Input:
##############################
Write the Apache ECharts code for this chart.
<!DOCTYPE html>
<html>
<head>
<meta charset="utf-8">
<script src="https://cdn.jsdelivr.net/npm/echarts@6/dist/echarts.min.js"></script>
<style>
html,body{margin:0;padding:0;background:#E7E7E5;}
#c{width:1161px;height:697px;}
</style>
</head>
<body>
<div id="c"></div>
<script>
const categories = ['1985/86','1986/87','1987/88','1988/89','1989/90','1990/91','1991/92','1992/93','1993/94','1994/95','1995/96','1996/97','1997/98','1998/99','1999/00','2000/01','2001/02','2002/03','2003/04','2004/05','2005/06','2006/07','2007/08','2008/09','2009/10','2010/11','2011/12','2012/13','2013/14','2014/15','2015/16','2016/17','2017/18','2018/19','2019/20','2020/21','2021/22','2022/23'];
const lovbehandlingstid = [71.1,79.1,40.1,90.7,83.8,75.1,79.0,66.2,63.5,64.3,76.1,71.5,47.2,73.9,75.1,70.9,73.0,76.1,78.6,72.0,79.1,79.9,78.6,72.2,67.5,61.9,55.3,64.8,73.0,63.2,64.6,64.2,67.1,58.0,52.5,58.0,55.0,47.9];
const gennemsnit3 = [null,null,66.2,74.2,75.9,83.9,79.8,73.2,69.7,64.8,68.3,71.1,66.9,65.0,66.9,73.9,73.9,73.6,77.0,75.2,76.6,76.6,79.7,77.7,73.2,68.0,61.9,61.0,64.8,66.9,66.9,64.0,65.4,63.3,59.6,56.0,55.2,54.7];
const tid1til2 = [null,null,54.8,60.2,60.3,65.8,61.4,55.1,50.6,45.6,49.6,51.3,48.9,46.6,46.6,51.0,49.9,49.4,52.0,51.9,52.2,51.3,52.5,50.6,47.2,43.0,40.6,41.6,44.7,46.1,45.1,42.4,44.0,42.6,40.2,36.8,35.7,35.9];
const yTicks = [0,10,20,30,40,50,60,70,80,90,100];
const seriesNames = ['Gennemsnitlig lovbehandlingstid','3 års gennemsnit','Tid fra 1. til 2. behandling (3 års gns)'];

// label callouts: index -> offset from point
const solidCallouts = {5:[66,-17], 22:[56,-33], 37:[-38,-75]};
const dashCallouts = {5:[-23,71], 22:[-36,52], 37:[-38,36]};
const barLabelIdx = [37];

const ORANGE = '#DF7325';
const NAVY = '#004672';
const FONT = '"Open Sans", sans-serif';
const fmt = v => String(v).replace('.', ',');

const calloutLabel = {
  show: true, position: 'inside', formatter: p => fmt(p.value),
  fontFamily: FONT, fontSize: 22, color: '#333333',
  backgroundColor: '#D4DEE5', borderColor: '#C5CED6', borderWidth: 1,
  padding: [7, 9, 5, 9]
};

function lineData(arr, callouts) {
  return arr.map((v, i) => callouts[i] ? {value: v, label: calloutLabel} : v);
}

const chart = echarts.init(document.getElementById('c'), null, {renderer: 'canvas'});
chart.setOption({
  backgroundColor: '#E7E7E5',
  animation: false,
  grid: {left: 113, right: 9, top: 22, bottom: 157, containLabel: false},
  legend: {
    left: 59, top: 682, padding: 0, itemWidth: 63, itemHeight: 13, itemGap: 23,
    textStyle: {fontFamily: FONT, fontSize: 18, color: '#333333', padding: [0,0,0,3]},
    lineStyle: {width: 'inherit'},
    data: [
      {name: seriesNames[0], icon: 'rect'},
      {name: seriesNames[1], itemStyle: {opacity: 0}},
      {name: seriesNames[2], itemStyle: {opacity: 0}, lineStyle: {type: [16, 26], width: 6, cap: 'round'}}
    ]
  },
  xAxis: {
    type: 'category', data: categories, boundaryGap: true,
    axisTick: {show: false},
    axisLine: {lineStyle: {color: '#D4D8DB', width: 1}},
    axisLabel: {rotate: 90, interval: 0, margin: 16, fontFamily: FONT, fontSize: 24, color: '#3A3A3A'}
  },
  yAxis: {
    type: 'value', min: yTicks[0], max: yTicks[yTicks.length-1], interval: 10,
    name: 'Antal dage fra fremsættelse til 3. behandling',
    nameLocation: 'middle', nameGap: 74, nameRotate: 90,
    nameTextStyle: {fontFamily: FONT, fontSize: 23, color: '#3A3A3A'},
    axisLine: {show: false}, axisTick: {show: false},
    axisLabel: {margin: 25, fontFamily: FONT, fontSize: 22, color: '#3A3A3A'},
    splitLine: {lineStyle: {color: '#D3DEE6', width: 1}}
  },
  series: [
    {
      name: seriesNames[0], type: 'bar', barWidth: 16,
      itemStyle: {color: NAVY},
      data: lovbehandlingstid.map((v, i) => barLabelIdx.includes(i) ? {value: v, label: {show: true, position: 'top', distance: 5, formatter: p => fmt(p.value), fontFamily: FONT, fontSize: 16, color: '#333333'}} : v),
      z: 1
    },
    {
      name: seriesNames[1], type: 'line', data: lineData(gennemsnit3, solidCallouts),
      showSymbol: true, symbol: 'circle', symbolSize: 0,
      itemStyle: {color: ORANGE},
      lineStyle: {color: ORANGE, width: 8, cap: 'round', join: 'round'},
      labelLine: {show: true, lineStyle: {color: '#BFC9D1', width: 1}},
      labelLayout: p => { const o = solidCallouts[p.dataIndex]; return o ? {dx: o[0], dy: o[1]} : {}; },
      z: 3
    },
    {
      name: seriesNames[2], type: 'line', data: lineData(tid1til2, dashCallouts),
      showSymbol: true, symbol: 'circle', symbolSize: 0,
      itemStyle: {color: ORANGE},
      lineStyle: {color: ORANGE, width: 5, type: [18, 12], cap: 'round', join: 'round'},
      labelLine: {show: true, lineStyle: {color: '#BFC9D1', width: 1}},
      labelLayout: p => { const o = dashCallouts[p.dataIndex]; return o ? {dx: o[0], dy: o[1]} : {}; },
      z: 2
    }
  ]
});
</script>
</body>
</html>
##############################
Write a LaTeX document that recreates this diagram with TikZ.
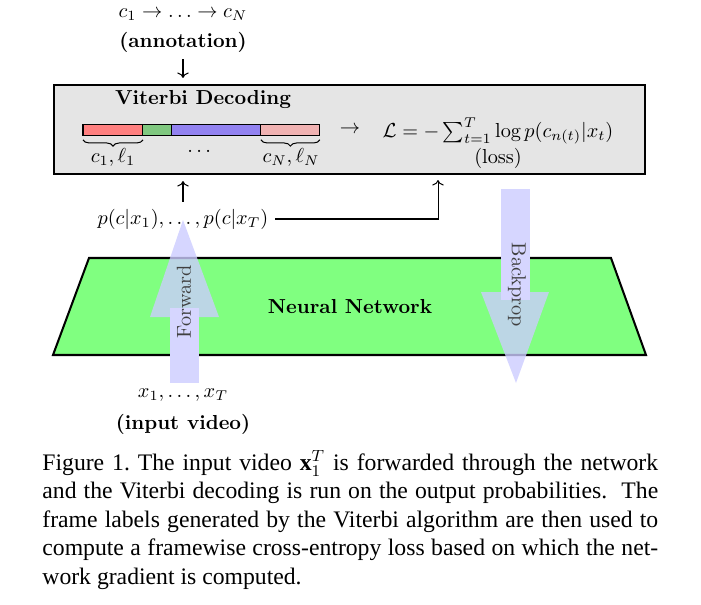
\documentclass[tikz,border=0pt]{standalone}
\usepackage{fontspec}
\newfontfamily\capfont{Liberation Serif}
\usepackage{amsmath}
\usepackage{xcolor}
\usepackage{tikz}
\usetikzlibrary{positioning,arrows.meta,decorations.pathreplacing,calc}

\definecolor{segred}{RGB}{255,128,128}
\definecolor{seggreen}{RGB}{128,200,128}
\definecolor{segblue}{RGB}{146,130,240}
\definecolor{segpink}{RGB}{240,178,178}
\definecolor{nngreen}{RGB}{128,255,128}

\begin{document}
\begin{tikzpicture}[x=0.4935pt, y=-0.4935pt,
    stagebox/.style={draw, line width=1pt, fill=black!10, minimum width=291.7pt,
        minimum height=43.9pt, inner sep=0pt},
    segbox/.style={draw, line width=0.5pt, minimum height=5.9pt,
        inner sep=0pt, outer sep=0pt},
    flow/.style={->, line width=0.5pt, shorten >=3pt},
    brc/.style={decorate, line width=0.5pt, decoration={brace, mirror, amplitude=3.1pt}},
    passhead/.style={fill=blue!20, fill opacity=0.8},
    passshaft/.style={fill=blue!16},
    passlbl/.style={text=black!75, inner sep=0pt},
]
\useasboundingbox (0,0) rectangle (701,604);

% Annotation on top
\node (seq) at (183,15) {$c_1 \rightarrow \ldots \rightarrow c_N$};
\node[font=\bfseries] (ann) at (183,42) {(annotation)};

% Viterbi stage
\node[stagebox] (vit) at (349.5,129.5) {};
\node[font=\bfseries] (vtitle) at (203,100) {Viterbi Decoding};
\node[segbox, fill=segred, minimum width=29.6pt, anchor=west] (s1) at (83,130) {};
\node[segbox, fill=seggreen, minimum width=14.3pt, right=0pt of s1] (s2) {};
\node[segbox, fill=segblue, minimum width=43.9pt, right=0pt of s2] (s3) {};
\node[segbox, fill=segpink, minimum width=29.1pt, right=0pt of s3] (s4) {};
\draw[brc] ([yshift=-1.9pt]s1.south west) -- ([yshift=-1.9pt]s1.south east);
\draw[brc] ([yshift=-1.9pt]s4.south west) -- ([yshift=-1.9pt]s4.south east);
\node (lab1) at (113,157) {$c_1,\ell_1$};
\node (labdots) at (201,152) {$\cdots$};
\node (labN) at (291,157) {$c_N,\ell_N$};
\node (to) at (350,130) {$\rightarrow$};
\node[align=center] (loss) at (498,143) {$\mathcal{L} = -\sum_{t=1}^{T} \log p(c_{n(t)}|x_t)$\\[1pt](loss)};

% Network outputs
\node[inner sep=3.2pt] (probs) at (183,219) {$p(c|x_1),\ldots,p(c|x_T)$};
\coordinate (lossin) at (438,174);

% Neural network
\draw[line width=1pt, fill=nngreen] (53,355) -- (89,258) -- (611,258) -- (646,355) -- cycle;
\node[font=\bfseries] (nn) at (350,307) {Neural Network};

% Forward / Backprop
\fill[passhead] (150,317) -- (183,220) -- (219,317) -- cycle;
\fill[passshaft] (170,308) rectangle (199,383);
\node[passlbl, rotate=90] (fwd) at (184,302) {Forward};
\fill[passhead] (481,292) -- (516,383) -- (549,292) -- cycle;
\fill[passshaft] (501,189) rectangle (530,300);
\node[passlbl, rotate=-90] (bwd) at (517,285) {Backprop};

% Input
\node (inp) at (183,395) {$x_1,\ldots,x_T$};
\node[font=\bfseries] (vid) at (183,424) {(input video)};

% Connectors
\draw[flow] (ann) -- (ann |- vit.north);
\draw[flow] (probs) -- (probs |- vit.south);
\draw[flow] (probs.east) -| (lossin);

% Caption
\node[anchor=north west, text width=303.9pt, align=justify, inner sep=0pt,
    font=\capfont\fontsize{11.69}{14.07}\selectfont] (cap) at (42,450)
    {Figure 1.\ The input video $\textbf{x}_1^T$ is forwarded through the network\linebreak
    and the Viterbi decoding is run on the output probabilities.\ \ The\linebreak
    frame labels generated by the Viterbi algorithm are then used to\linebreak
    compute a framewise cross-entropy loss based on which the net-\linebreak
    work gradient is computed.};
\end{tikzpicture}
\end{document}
##############################
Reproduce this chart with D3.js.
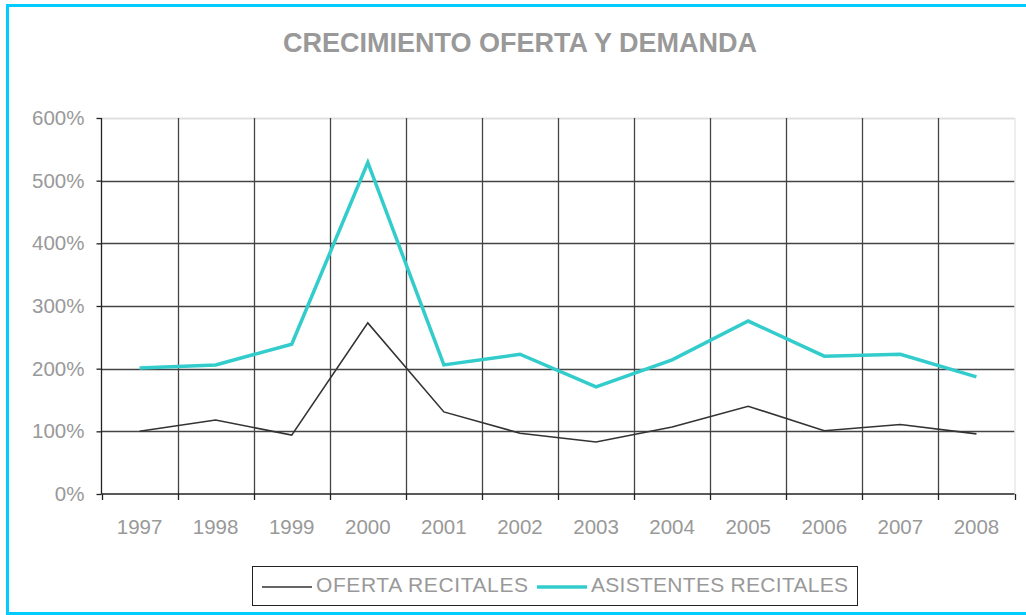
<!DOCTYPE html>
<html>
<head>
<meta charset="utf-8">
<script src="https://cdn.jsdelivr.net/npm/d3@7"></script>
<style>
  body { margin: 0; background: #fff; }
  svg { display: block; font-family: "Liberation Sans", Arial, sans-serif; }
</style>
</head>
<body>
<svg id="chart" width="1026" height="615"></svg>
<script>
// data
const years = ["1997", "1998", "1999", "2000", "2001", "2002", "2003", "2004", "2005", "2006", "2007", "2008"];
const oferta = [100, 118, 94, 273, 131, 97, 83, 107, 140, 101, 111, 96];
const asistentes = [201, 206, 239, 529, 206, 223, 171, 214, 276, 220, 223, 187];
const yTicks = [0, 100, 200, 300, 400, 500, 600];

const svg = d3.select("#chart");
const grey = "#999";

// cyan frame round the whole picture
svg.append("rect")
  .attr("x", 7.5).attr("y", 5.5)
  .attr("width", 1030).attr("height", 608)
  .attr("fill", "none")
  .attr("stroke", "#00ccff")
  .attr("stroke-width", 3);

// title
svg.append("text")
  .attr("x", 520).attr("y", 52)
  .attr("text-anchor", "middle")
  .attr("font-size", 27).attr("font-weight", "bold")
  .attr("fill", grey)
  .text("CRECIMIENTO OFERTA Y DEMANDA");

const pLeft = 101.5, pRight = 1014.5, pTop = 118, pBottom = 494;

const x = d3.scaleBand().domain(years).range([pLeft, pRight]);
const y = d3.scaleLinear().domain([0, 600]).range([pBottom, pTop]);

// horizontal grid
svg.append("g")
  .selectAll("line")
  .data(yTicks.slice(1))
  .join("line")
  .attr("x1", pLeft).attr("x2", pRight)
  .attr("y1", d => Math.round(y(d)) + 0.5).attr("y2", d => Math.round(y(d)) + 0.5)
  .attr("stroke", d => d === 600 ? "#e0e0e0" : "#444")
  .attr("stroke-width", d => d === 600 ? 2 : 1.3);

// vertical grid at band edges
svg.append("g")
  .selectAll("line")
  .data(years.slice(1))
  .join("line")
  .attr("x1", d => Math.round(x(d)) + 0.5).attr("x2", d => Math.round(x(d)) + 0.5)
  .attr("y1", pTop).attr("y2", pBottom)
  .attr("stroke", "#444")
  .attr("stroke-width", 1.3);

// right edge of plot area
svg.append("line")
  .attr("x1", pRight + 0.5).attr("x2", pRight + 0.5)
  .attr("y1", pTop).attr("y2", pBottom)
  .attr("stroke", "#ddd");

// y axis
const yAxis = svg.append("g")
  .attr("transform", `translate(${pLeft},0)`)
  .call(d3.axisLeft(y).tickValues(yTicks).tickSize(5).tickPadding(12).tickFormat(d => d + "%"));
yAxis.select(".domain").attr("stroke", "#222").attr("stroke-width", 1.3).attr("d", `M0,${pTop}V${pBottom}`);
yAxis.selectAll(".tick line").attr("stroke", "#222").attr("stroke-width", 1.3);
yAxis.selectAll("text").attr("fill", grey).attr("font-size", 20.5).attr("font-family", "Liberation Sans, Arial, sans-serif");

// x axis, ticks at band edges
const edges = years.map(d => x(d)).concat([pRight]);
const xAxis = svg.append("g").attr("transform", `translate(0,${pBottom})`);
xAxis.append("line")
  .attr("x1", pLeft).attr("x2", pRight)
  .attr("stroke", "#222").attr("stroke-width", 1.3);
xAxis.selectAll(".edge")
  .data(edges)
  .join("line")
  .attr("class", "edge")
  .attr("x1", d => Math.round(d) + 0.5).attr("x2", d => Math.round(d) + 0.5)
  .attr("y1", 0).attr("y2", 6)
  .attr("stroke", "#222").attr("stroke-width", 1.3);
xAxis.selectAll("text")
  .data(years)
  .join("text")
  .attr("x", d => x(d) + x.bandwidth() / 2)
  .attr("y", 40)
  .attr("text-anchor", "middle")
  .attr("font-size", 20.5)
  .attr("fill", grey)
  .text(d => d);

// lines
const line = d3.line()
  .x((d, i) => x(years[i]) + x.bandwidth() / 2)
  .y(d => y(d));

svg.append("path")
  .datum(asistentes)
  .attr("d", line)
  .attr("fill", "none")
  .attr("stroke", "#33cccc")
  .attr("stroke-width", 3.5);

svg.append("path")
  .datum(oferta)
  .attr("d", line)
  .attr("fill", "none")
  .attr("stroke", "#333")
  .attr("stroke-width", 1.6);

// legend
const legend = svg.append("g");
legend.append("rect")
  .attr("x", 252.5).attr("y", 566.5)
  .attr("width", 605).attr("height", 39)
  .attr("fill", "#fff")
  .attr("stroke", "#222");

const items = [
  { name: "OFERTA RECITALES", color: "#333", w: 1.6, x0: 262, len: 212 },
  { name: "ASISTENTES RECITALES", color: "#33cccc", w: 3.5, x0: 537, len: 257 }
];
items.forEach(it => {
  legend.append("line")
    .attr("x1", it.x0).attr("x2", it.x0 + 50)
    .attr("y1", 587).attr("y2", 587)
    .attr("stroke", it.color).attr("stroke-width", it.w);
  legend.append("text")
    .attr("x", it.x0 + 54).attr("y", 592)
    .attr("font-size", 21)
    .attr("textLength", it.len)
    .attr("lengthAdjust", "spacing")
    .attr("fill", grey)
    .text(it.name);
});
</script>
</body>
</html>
##############################
Goal: Go through the records and show every line with the string "this" in it.

Response:
Write the Apache ECharts code for this chart.
Write a LaTeX document that recreates this diagram with TikZ.
Reproduce this chart with D3.js.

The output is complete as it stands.